Live Sound

Supported By
Audio engineer Josh Rogosin at NPR with his TELEFUNKEN M80 Dynamic mics.

TELEFUNKEN The Choice For NPR “Tiny Desk Concerts”

Audio engineer Josh Rogosin deploys multi-colored M80 dynamic microphones for his work on the popular video series of live concerts hosted by NPR Music.

Josh Rogosin, an audio engineer at National Public Radio (NPR), who has recorded and mixed more than 800 “Tiny Desk Concerts,” deploys multi-colored TELEFUNKEN M80 dynamic microphones for his work on the popular video series of live concerts hosted by NPR Music. (Watch here.)

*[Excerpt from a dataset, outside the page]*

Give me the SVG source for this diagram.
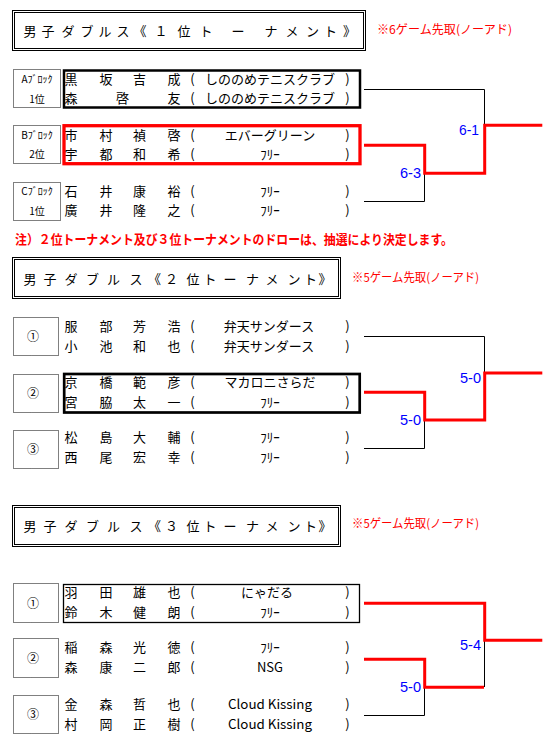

“I love microphones with personality and the colorful M80’s speak to me,” Rogosin says. “I chose the colors with my gut, and it was hard to pick only five. I’ve used these excellent mics on vocals so I can easily differentiate who is on what mic when I mix.”

Rogosin first walked into NPR in 1999 on his way to mixing live shows at The Shakespeare Theatre in downtown D.C. Since then, he has been at the controls for all of NPR’s news magazines and gathered sound in places like Togo and Benin, West Africa, Cambodia and Greece. He has engineered at NPR West and NPR NY and spent two years as technical director at Marketplace Productions in Los Angeles, in addition to serving as senior broadcast engineer for New York Public Radio and Studio 360 as well as an originating producer and sound designer for NPR’s “Ask Me Another.”

“I love it that the Telefunken M80’s have the brightness of a condenser and are hypercardioid. It’s so important to me that mics can be placed far away enough to see a singer’s face completely, and not blocked by a microphone,” he concludes.